'''
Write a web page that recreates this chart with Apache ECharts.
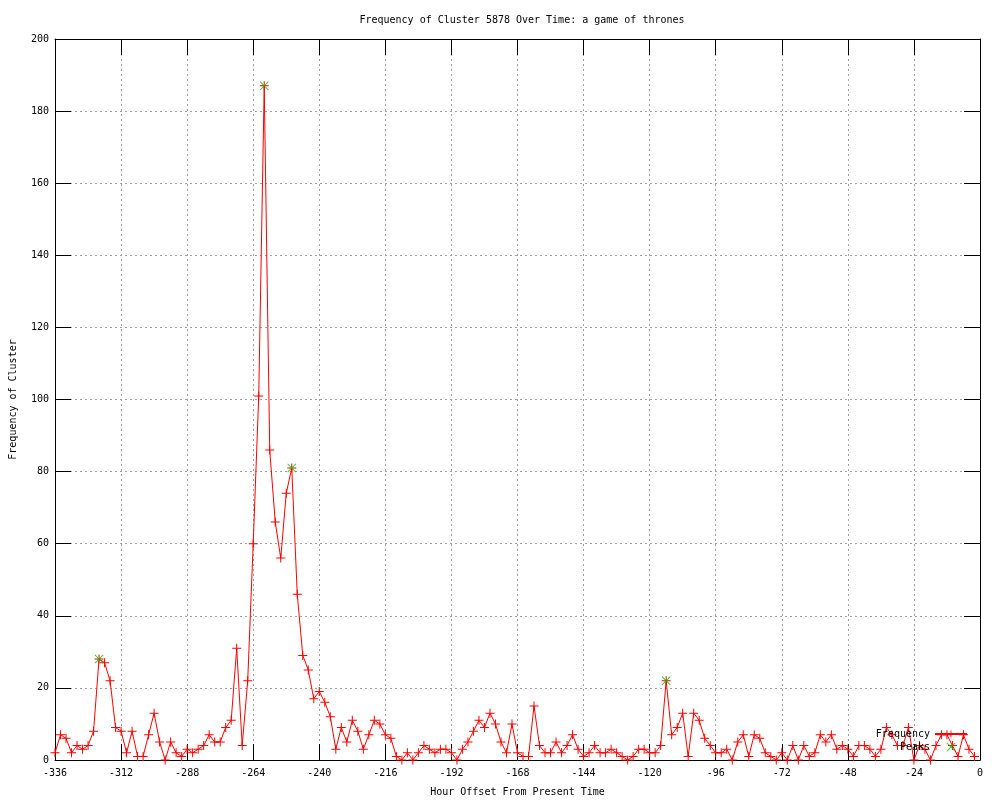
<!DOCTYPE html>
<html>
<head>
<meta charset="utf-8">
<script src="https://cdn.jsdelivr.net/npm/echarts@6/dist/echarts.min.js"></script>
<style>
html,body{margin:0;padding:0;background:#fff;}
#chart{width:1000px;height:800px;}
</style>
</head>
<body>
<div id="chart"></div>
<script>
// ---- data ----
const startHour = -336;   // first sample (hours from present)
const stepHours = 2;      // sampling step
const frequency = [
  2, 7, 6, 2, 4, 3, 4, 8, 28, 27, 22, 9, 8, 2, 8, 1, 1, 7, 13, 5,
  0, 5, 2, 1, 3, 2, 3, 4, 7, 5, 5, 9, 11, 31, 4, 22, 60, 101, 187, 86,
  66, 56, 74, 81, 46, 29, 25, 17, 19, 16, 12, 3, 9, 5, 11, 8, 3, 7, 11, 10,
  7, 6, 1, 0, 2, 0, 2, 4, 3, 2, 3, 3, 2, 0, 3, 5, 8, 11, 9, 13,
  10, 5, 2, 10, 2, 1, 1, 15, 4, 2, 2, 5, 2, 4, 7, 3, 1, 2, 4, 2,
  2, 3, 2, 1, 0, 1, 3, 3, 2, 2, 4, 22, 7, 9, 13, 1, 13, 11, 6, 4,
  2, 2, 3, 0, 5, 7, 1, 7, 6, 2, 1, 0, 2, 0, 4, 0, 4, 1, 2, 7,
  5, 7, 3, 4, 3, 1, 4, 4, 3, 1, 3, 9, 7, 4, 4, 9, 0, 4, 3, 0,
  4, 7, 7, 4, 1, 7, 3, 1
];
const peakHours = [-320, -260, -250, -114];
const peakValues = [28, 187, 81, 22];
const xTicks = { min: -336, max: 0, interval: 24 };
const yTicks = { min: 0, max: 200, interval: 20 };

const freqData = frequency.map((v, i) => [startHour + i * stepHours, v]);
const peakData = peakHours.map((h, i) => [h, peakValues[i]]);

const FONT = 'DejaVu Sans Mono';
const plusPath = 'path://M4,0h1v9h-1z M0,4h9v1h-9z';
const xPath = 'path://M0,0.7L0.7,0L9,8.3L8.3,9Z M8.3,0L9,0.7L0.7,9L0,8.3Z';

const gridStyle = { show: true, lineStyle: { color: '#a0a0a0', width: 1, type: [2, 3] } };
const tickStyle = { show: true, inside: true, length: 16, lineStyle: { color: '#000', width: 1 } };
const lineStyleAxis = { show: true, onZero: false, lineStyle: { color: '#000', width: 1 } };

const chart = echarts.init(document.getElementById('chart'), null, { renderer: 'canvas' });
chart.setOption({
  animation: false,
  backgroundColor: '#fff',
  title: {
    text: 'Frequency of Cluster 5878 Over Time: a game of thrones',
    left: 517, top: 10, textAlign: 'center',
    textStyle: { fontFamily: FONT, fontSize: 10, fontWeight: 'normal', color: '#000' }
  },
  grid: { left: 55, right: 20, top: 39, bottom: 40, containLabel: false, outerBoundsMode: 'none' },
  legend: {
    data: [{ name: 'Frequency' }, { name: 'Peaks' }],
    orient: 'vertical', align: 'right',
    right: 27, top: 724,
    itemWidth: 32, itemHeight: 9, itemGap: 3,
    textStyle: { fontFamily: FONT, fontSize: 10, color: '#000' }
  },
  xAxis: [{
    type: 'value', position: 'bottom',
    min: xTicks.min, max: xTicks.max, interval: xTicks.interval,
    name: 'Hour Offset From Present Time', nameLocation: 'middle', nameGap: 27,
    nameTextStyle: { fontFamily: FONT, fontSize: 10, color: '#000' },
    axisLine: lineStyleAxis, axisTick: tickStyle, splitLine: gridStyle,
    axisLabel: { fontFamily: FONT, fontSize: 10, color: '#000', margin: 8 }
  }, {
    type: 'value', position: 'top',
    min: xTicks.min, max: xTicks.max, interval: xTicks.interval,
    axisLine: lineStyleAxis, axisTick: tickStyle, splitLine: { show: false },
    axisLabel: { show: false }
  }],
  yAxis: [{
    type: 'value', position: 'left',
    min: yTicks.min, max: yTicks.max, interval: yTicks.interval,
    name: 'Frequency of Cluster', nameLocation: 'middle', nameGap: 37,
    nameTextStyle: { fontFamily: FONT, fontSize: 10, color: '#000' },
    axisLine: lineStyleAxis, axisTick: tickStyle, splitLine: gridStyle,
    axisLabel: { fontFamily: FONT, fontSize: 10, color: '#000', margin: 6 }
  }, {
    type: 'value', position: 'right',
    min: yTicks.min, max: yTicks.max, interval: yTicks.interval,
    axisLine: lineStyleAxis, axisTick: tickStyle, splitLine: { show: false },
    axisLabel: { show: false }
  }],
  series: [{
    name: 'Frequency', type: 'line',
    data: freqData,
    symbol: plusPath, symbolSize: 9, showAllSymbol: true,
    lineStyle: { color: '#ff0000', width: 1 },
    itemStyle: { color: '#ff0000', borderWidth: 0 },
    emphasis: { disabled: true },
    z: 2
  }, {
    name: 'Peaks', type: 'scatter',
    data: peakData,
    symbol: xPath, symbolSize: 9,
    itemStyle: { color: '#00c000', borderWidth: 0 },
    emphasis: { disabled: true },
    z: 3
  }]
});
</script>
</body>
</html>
'''
◆ GOAL
Copy all the lines of data exactly as they appear, dropping any images.

◆ CORRECT RESPONSE
Write a web page that recreates this chart with Apache ECharts.
<!DOCTYPE html>
<html>
<head>
<meta charset="utf-8">
<script src="https://cdn.jsdelivr.net/npm/echarts@6/dist/echarts.min.js"></script>
<style>
html,body{margin:0;padding:0;background:#fff;}
#chart{width:1000px;height:800px;}
</style>
</head>
<body>
<div id="chart"></div>
<script>
// ---- data ----
const startHour = -336;   // first sample (hours from present)
const stepHours = 2;      // sampling step
const frequency = [
  2, 7, 6, 2, 4, 3, 4, 8, 28, 27, 22, 9, 8, 2, 8, 1, 1, 7, 13, 5,
  0, 5, 2, 1, 3, 2, 3, 4, 7, 5, 5, 9, 11, 31, 4, 22, 60, 101, 187, 86,
  66, 56, 74, 81, 46, 29, 25, 17, 19, 16, 12, 3, 9, 5, 11, 8, 3, 7, 11, 10,
  7, 6, 1, 0, 2, 0, 2, 4, 3, 2, 3, 3, 2, 0, 3, 5, 8, 11, 9, 13,
  10, 5, 2, 10, 2, 1, 1, 15, 4, 2, 2, 5, 2, 4, 7, 3, 1, 2, 4, 2,
  2, 3, 2, 1, 0, 1, 3, 3, 2, 2, 4, 22, 7, 9, 13, 1, 13, 11, 6, 4,
  2, 2, 3, 0, 5, 7, 1, 7, 6, 2, 1, 0, 2, 0, 4, 0, 4, 1, 2, 7,
  5, 7, 3, 4, 3, 1, 4, 4, 3, 1, 3, 9, 7, 4, 4, 9, 0, 4, 3, 0,
  4, 7, 7, 4, 1, 7, 3, 1
];
const peakHours = [-320, -260, -250, -114];
const peakValues = [28, 187, 81, 22];
const xTicks = { min: -336, max: 0, interval: 24 };
const yTicks = { min: 0, max: 200, interval: 20 };

const freqData = frequency.map((v, i) => [startHour + i * stepHours, v]);
const peakData = peakHours.map((h, i) => [h, peakValues[i]]);

const FONT = 'DejaVu Sans Mono';
const plusPath = 'path://M4,0h1v9h-1z M0,4h9v1h-9z';
const xPath = 'path://M0,0.7L0.7,0L9,8.3L8.3,9Z M8.3,0L9,0.7L0.7,9L0,8.3Z';

const gridStyle = { show: true, lineStyle: { color: '#a0a0a0', width: 1, type: [2, 3] } };
const tickStyle = { show: true, inside: true, length: 16, lineStyle: { color: '#000', width: 1 } };
const lineStyleAxis = { show: true, onZero: false, lineStyle: { color: '#000', width: 1 } };

const chart = echarts.init(document.getElementById('chart'), null, { renderer: 'canvas' });
chart.setOption({
  animation: false,
  backgroundColor: '#fff',
  title: {
    text: 'Frequency of Cluster 5878 Over Time: a game of thrones',
    left: 517, top: 10, textAlign: 'center',
    textStyle: { fontFamily: FONT, fontSize: 10, fontWeight: 'normal', color: '#000' }
  },
  grid: { left: 55, right: 20, top: 39, bottom: 40, containLabel: false, outerBoundsMode: 'none' },
  legend: {
    data: [{ name: 'Frequency' }, { name: 'Peaks' }],
    orient: 'vertical', align: 'right',
    right: 27, top: 724,
    itemWidth: 32, itemHeight: 9, itemGap: 3,
    textStyle: { fontFamily: FONT, fontSize: 10, color: '#000' }
  },
  xAxis: [{
    type: 'value', position: 'bottom',
    min: xTicks.min, max: xTicks.max, interval: xTicks.interval,
    name: 'Hour Offset From Present Time', nameLocation: 'middle', nameGap: 27,
    nameTextStyle: { fontFamily: FONT, fontSize: 10, color: '#000' },
    axisLine: lineStyleAxis, axisTick: tickStyle, splitLine: gridStyle,
    axisLabel: { fontFamily: FONT, fontSize: 10, color: '#000', margin: 8 }
  }, {
    type: 'value', position: 'top',
    min: xTicks.min, max: xTicks.max, interval: xTicks.interval,
    axisLine: lineStyleAxis, axisTick: tickStyle, splitLine: { show: false },
    axisLabel: { show: false }
  }],
  yAxis: [{
    type: 'value', position: 'left',
    min: yTicks.min, max: yTicks.max, interval: yTicks.interval,
    name: 'Frequency of Cluster', nameLocation: 'middle', nameGap: 37,
    nameTextStyle: { fontFamily: FONT, fontSize: 10, color: '#000' },
    axisLine: lineStyleAxis, axisTick: tickStyle, splitLine: gridStyle,
    axisLabel: { fontFamily: FONT, fontSize: 10, color: '#000', margin: 6 }
  }, {
    type: 'value', position: 'right',
    min: yTicks.min, max: yTicks.max, interval: yTicks.interval,
    axisLine: lineStyleAxis, axisTick: tickStyle, splitLine: { show: false },
    axisLabel: { show: false }
  }],
  series: [{
    name: 'Frequency', type: 'line',
    data: freqData,
    symbol: plusPath, symbolSize: 9, showAllSymbol: true,
    lineStyle: { color: '#ff0000', width: 1 },
    itemStyle: { color: '#ff0000', borderWidth: 0 },
    emphasis: { disabled: true },
    z: 2
  }, {
    name: 'Peaks', type: 'scatter',
    data: peakData,
    symbol: xPath, symbolSize: 9,
    itemStyle: { color: '#00c000', borderWidth: 0 },
    emphasis: { disabled: true },
    z: 3
  }]
});
</script>
</body>
</html>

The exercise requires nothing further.